Le côté huis clos sous couvert d'horrifique/SF avait d'emblée suscité ma curiosité mais cette lecture s'est révélée plutôt mitigée. J'ai bien aimé, sauf qu'il y a un gros « mais ».
Ce roman possède de nombreuses qualités, il faut dire que l'ambiance mystérieuse de cette étrange ville presque fantôme tient en haleine. Je ne voyais pas les pages défiler tant j'étais prise dans le récit et par son intrigue. L'auteur maitrise son rythme, ça peut paraitre un peu longuet le temps de planter le décor, mais rapidement, la tension et le suspens montent d'un cran, pour atteindre leur paroxysme. Il va sans dire que ça a pour effet de créer une sorte d'addiction durant la lecture, avec cette irrépressible envie de savoir ce qu'il se passe dans cette ville aux curieux habitants. À côté, l'auteur mélange plusieurs genres littéraires, c'est un pari risqué, mais qui ici fonctionne très bien, nous sommes à mi-chemin du polar, de la dystopie/SF et l'horrifique. Cette connivence de genres amplifie l'aura mystérieuse qui s'en dégage, j'ai adoré, je me posais beaucoup de questions sans n'avoir jamais aucune idée de la tournure qu'allaient prendre les évènements.

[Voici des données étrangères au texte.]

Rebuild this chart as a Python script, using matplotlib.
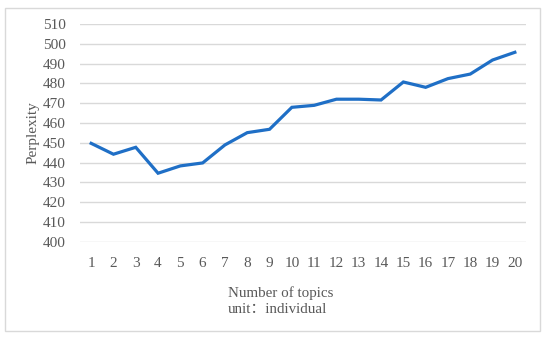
import matplotlib

matplotlib.use("Agg")
import matplotlib.pyplot as plt
from matplotlib.patches import Rectangle

topics = list(range(1, 21))
perplexity = [449.7, 444.2, 447.7, 434.6, 438.3, 439.8, 448.9, 455.1, 456.8, 467.9,
              468.9, 472.0, 472.0, 471.6, 480.7, 478.0, 482.4, 484.7, 491.8, 495.7]
y_ticks = list(range(400, 511, 10))

text_gray = "#595959"
grid_gray = "#d9d9d9"

plt.rcParams["font.family"] = ["Liberation Serif", "DejaVu Serif"]

fig = plt.figure(figsize=(5.5, 3.38), dpi=100)
fig.patches.append(Rectangle((5 / 550, 1 - 330.5 / 338), 535 / 550, 323 / 338,
                             transform=fig.transFigure, fill=False,
                             edgecolor=grid_gray, linewidth=1))

ax = fig.add_axes([80 / 550, 1 - 241.7 / 338, 446 / 550, 217.7 / 338])
ax.plot(topics, perplexity, color="#1f6fc6", linewidth=2.3, solid_joinstyle="miter")
ax.set_xlim(0.5, 20.5)
ax.set_ylim(400, 510)
ax.set_xticks(topics)
ax.set_yticks(y_ticks)
ax.grid(axis="y", color=grid_gray, linewidth=1)
ax.set_axisbelow(True)
for s in ax.spines.values():
    s.set_visible(False)
ax.tick_params(length=0, colors=text_gray, labelsize=11)
ax.tick_params(axis="x", pad=11)
ax.tick_params(axis="y", pad=10)

ax.set_ylabel("Perplexity", color=text_gray, fontsize=11)
ax.yaxis.set_label_coords(-0.09, 0.5)
fig.text(228 / 550, 1 - 301 / 338, "Number of topics\nunit\uff1aindividual",
         color=text_gray, fontsize=10.8, ha="left", va="center",
         multialignment="left", linespacing=1.25,
         family=["Liberation Serif", "Noto Sans CJK SC"])

fig.savefig("out.png", dpi=100)
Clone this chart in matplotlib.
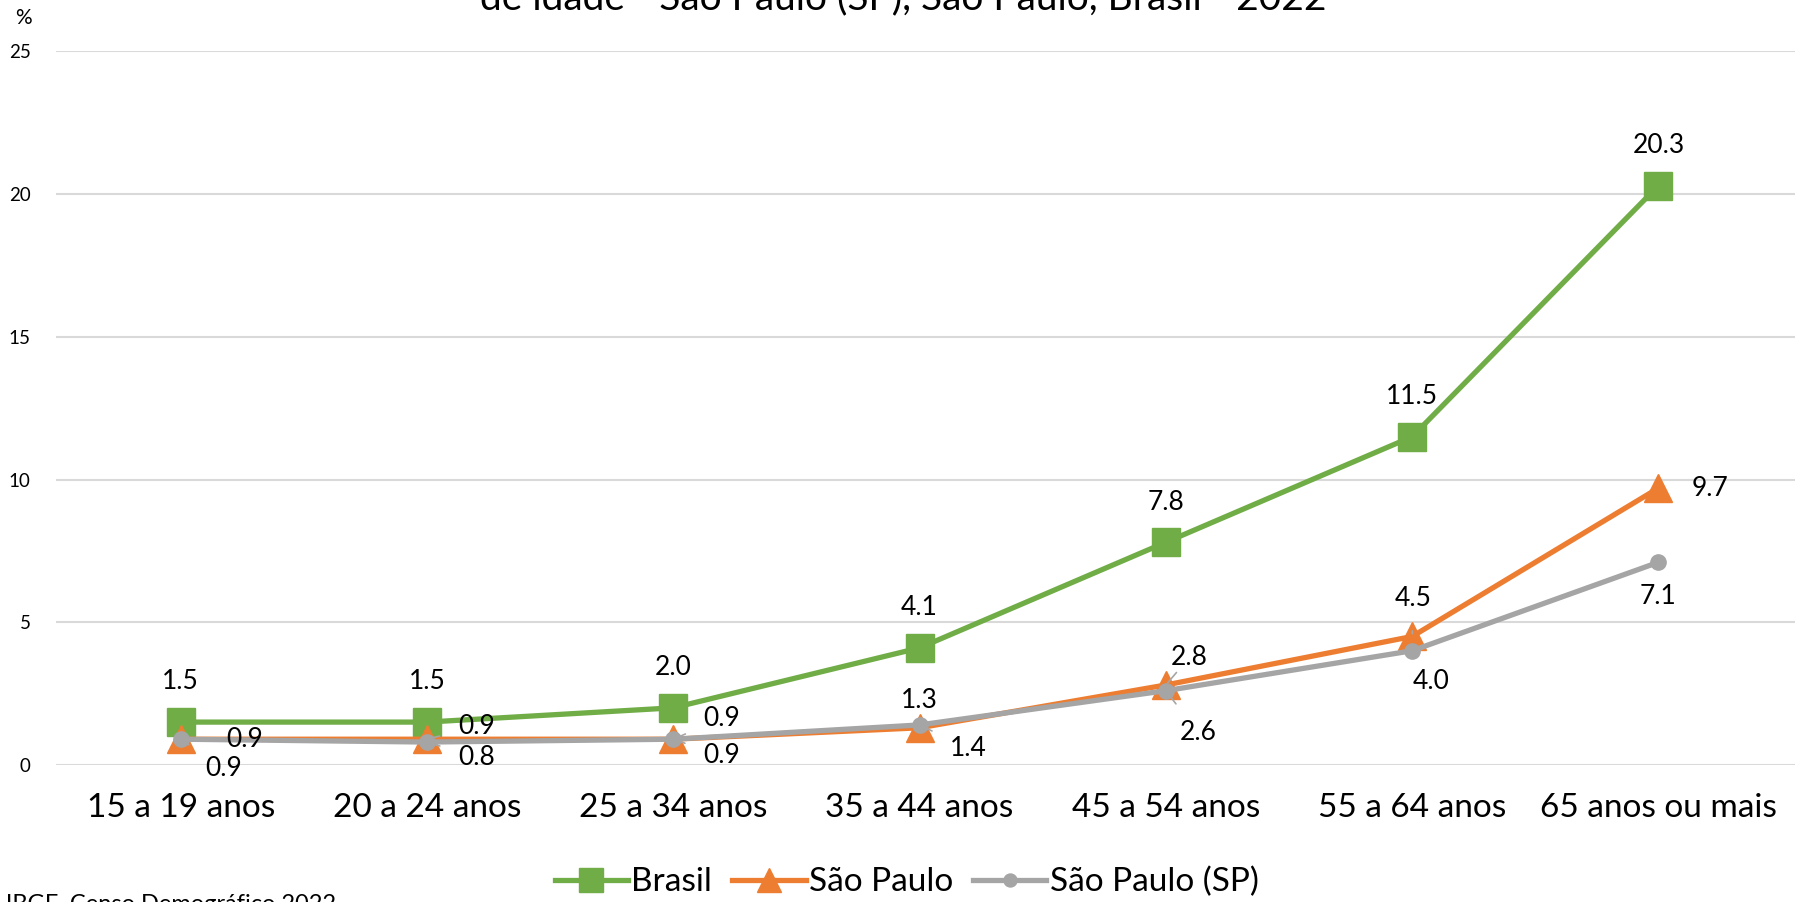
import matplotlib
matplotlib.use("Agg")
import matplotlib.pyplot as plt

plt.rcParams['font.family'] = ['Lato', 'DejaVu Sans']

categories = ['15 a 19 anos', '20 a 24 anos', '25 a 34 anos', '35 a 44 anos',
              '45 a 54 anos', '55 a 64 anos', '65 anos ou mais']
brasil = [1.5, 1.5, 2.0, 4.1, 7.8, 11.5, 20.3]
sao_paulo = [0.9, 0.9, 0.9, 1.3, 2.8, 4.5, 9.7]
sao_paulo_sp = [0.9, 0.8, 0.9, 1.4, 2.6, 4.0, 7.1]
yticks = [0, 5, 10, 15, 20, 25]

GREEN = '#70AD47'
ORANGE = '#ED7D31'
GRAY = '#A5A5A5'

# label offsets (points) and whether a leader line is drawn
sp_offsets = [(46, 0), (36, 9), (35, 15), (0, 20), (17, 20), (1, 27), (37, 0)]
sp_leader = [True, True, True, False, True, True, False]
sps_offsets = [(31, -21), (36, -11), (35, -12), (35, -17), (23, -30), (14, -22), (0, -25)]
sps_leader = [True, True, True, True, True, False, False]

fig = plt.figure(figsize=(17.99, 9.02), dpi=100)
ax = fig.add_axes([0.031, 0.152, 0.967, 0.791])

x = list(range(len(categories)))
ax.plot(x, brasil, color=GREEN, lw=3.8, marker='s', ms=20, label='Brasil', zorder=3, clip_on=False)
ax.plot(x, sao_paulo, color=ORANGE, lw=3.8, marker='^', ms=20, label='São Paulo', zorder=4, clip_on=False)
ax.plot(x, sao_paulo_sp, color=GRAY, lw=3.8, marker='o', ms=11, label='São Paulo (SP)', zorder=5, clip_on=False)

lab_fs = 19
for i, v in enumerate(brasil):
    ax.annotate(f'{v:.1f}', (i, v), xytext=(0, 29), textcoords='offset points',
                ha='center', va='center', fontsize=lab_fs, color='black', zorder=6)

for vals, offs, leads in [(sao_paulo, sp_offsets, sp_leader), (sao_paulo_sp, sps_offsets, sps_leader)]:
    for i, v in enumerate(vals):
        arrow = None
        if leads[i]:
            arrow = dict(arrowstyle='-', color='#A6A6A6', lw=1.2, shrinkA=12, shrinkB=2)
        ax.annotate(f'{v:.1f}', (i, v), xytext=offs[i], textcoords='offset points',
                    ha='center', va='center', fontsize=lab_fs, color='black', zorder=6,
                    arrowprops=arrow)

ax.set_xlim(-0.507, 6.556)
ax.set_ylim(0, 25)
ax.set_xticks(x)
ax.set_xticklabels(categories, fontsize=24)
ax.set_yticks(yticks)
ax.set_yticklabels([str(t) for t in yticks], fontsize=13.5)
ax.tick_params(axis='both', length=0)
ax.tick_params(axis='y', pad=18)
ax.tick_params(axis='x', pad=20)
ax.grid(axis='y', color='#D9D9D9', lw=1.5)
ax.set_axisbelow(True)
for s in ax.spines.values():
    s.set_visible(False)

fig.text(0.013, 0.98, '%', fontsize=15, ha='center', va='center')
fig.text(0.502, 0.990, 'de idade - São Paulo (SP), São Paulo, Brasil - 2022',
         fontsize=28, ha='center', va='baseline')
fig.text(-0.037, -0.003, 'Fonte: IBGE, Censo Demográfico 2022', fontsize=17, ha='left', va='center')

fig.legend(loc='center', bbox_to_anchor=(0.504, 0.022), ncol=3, frameon=False,
           fontsize=24, handlelength=2.2, handletextpad=0.1, columnspacing=0.6,
           markerscale=0.85)

fig.savefig('out.png', dpi=100)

En revanche, j'ai été dérangée par deux éléments essentiels : les personnages et l'écriture. Commençons par l'écriture, je l'ai trouvé fade, l'action prime et l'auteur ne s'appesantit pas sur sa plume avec des élucubrations inutiles ou des tournures de phrases travaillées. Certes, cela donne du rythme à la trame, mais pour le coup, je trouvais ça trop visuel et oral pour un roman.
En ce qui concerne les personnages, ils me sont apparus lisses, il en résulte un sentiment d'inachevé dans leur construction. Excepté Ethan Burke, aucun n'a su se montrer marquant. Pour revenir à Ethan, même s'il bénéficie d'un peu plus de développement, je n'ai pas réussi à apprécier sa personnalité. L'auteur en a fait un cliché, c'est le stéréotype de l'américain, en suivant son parcours, il est difficile de le trouver réaliste. Entre son travail d'agent secret, ancien militaire qui a fait la guerre du Golfe, il est capable de ne pas se nourrir pendant x jours, de s'échapper avec des blessures aussi douloureuses et graves les unes que les autres, il peut perdre des litres de sang, sans que ça ne l'empêche de poursuivre son ascension... Justifier ses capacités physiques légendaires par son travail, c'est un peu léger, il me paraissait plutôt être un surhomme. Les scènes d'escalades ont eu raison de moi, je comprends la volonté de le montrer déterminé, mais c'était trop, j'avais l'impression de regarder Terminator.
Le dernier point qui a rompu toute possibilité d'attachement, c'est son machisme nauséabond, que l'on doit à l'auteur. Outre le fait que
Blake Crouch semble obsédé par le physique des femmes, dès le début, certaines phrases m'ont fait bondir : « cette femme est trop ronde pour être mignonne » ou « sans doute un authentique canon à vingt ans. La trentaine ou quel que soit son âge lui allait plutôt bien ». le livre date, mais pas assez pour que je puisse y faire abstraction, et je suis obligée de pousser la gueulante parce que oui une femme peut être jolie en étant ronde, et non, notre beauté n'est pas finie une fois les vingt ans révolus, ces injonctions en plus d'être abjectes, n'ont rien à faire dans un roman. C'est d'autant plus rageant qu'Ethan lui a 37 ans, mais est décrit comme étant séduisant, bien bâti... Sans oublier
qu'il trouve sa femme valeureuse de lui avoir pardonné son adultère, car lui ne l'aurait jamais supporté. Entre ces phrases horripilantes et descriptions axées sur le physique des femmes (alors même que les protagonistes masculins eux ne sont presque pas décrits), j'étais irritée au possible. Je ne pensais pas poursuivre cette saga mais le dénouement s'est montré assez convaincant en offrant une nouvelle dimension à l'histoire avec des thèmes prometteurs. Je laisserai donc une chance à la suite tout en émettant des réserves.
Ce fut donc une lecture typiquement en demi-teinte : il y a des qualités indéniables avec une intrigue haletante et une ambiance opprimante, mais le manque de développement des personnages, combiné à une écriture peu travaillée dessert ce roman. Je tiens malgré tout à nuancer mon propos, les bonnes idées qui ressortent de ce livre me donnent envie de lire la suite, et si cette chronique vous refroidie – chose que je peux concevoir - je pense qu'il mérite que vous vous forgiez votre opinion. Compte tenu de sa taille courte, vous n'y perdrez pas grand-chose et peut-être serez-vous moins sensibles aux défauts que je ne l'ai été.